Latency directly erodes betting revenue and viewer loyalty, creating a competitive advantage for platforms that can deliver near‑zero delay. It also opens new premium‑pricing and partnership opportunities with sportsbooks and advertisers.
The technical roots of streaming latency lie in the multiple encoding, packaging and distribution steps required to reach millions of viewers simultaneously. At the Super Bowl, researchers measured delays ranging from 19 seconds for traditional broadcast to nearly 48 seconds for the top streaming service, a gap that translates into missed betting opportunities and viewer frustration.
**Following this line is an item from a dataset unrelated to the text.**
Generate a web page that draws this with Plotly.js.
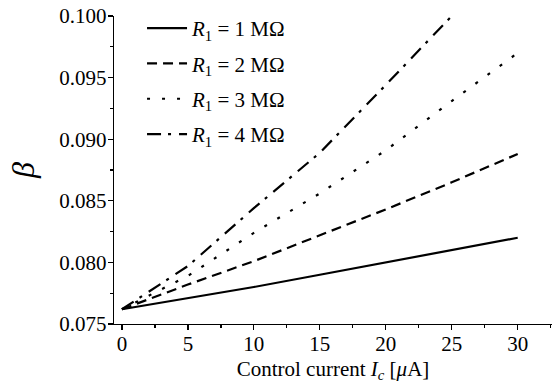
<!DOCTYPE html>
<html>
<head>
<meta charset="utf-8">
<script src="https://cdn.plot.ly/plotly-3.0.1.min.js"></script>
<style>html,body{margin:0;padding:0;background:#fff;}#chart{width:559px;height:390px;}</style>
</head>
<body>
<div id="chart"></div>
<script>
const current = [0, 5, 10, 15, 20, 25, 30];
const beta_R1 = [0.0762, 0.0771, 0.0780, 0.0790, 0.0800, 0.0810, 0.0820];
const beta_R2 = [0.0762, 0.0782, 0.0801, 0.0822, 0.0843, 0.0865, 0.0888];
const beta_R3 = [0.0762, 0.0789, 0.0824, 0.0856, 0.0891, 0.0931, 0.0970];
const beta_R4 = [0.0762, 0.0797, 0.0844, 0.0889, 0.0944, 0.1000, 0.1060];
const xTickVals = [0, 5, 10, 15, 20, 25, 30];
const xTickText = ['0', '5', '10', '15', '20', '25', '30'];
const yTickVals = [0.075, 0.080, 0.085, 0.090, 0.095, 0.100];
const yTickText = ['0.075', '0.080', '0.085', '0.090', '0.095', '0.100'];
const seriesNames = ['<i>R</i><sub>1</sub> = 1 MΩ', '<i>R</i><sub>1</sub> = 2 MΩ', '<i>R</i><sub>1</sub> = 3 MΩ', '<i>R</i><sub>1</sub> = 4 MΩ'];
const dashes = ['solid', '10px,6px', '3px,12px', '14px,7px,3px,8px'];
const ys = [beta_R1, beta_R2, beta_R3, beta_R4];

const traces = ys.map((y, i) => ({
  x: current, y: y, type: 'scatter', mode: 'lines', name: seriesNames[i],
  legendgroup: 'g' + i,
  line: {color: '#000', width: 2.2, dash: dashes[i]}
}));

const fam = 'Liberation Serif';
const mk = (s) => ({family: fam, color: '#000', size: s});

const layout = {
  width: 559, height: 390,
  margin: {l: 114, r: 7, t: 16, b: 66},
  paper_bgcolor: '#fff', plot_bgcolor: '#fff',
  font: mk(21),
  showlegend: true,
  legend: {x: 0.064, y: 1.026, xanchor: 'left', yanchor: 'top', bgcolor: 'rgba(0,0,0,0)',
           font: mk(21), tracegroupgap: 5, itemwidth: 40, traceorder: 'grouped'},
  xaxis: {
    range: [-0.6, 32.6], showgrid: false, zeroline: false, automargin: false,
    showline: true, linecolor: '#000', linewidth: 1.3,
    ticks: 'outside', ticklen: 5, tickwidth: 1.3, tickcolor: '#000',
    tickmode: 'array', tickvals: xTickVals, ticktext: xTickText, ticklabelstandoff: -5,
    minor: {ticks: 'outside', ticklen: 3, tickwidth: 1.3, tickcolor: '#000', dtick: 2.5, tick0: 0, showgrid: false},
    tickfont: mk(21),
    title: {text: 'Control current <i>I</i><sub><i>c</i></sub> [<i>μ</i>A]', font: mk(21), standoff: 6}
  },
  yaxis: {
    range: [0.075, 0.100], showgrid: false, zeroline: false, automargin: false,
    showline: true, linecolor: '#000', linewidth: 1.3,
    ticks: 'outside', ticklen: 5, tickwidth: 1.3, tickcolor: '#000',
    tickmode: 'array', tickvals: yTickVals, ticktext: yTickText, ticklabelstandoff: -3,
    minor: {ticks: 'outside', ticklen: 3, tickwidth: 1.3, tickcolor: '#000', dtick: 0.0025, tick0: 0.075, showgrid: false},
    tickfont: mk(21),
    title: {text: '<i>β</i>', font: mk(32), standoff: 15}
  }
};

Plotly.newPlot('chart', traces, layout, {displayModeBar: false, staticPlot: true});
</script>
</body>
</html>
As live‑sports rights become ever more expensive, broadcasters are forced to reconsider their delivery pipelines, adopting edge‑computing and server‑guided ad insertion to shave off precious seconds.
Microbetting has exploded into a $21 billion segment, with 62% of online sports betting now occurring in‑play and projected to grow over 13% annually through 2031. Success in this arena hinges on real‑time data; even a half‑second lag can render a wager obsolete. Prediction‑market platforms like Kalshi have already demonstrated the financial upside of exploiting latency, processing over $1 billion in trade volume on a single game day. Consequently, streaming platforms that guarantee sub‑second synchronization become indispensable partners for sportsbooks and can monetize that reliability through higher‑margin contracts.
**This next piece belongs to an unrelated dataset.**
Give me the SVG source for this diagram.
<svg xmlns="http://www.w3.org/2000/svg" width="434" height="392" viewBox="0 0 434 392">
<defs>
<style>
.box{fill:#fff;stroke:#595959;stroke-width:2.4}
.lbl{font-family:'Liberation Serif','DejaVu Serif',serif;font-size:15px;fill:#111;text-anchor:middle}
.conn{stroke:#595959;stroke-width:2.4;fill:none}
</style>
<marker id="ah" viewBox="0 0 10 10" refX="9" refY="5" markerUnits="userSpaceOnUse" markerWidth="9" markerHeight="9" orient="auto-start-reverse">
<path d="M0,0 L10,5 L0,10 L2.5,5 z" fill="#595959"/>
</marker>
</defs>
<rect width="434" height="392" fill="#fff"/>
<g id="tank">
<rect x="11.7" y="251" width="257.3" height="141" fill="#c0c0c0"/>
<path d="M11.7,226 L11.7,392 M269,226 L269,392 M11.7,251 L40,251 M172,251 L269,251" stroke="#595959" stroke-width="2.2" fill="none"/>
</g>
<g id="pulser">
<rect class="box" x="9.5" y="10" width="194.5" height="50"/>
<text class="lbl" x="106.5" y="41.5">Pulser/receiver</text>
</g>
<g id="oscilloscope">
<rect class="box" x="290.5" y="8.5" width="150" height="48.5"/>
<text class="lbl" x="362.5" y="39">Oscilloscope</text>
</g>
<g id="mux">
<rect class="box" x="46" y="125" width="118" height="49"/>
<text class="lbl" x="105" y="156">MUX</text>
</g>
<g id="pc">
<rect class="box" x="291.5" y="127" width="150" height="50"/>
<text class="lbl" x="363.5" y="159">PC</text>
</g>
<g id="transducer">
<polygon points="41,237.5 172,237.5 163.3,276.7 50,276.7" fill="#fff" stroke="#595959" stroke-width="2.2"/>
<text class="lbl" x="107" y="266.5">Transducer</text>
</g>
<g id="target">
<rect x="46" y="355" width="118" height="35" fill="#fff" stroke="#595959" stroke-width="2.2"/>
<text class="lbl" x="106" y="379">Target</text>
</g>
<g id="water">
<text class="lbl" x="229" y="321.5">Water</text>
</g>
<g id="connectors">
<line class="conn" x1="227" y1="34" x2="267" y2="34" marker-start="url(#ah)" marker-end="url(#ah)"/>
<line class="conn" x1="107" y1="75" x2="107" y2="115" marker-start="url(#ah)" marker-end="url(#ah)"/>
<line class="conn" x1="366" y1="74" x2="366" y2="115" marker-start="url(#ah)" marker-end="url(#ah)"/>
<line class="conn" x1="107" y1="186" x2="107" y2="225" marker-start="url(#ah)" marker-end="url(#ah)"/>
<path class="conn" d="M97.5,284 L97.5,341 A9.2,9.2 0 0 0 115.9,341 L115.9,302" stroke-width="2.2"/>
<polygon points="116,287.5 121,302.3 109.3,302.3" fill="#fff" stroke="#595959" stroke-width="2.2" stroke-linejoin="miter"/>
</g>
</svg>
However, the pursuit of ultra‑low latency collides with the revenue engine of dynamic ad insertion, which inherently adds processing time to personalize each viewer's experience. The industry is therefore at a crossroads: either accept higher latency and preserve ad revenue, or innovate delivery architectures that integrate ad decisioning at the edge without sacrificing speed. Early adopters that solve this paradox stand to capture premium‑paying audiences—63% of whom say they’d pay more for a delay‑free stream—and unlock new revenue streams from betting partners, positioning themselves as the next leaders in live‑sports monetization.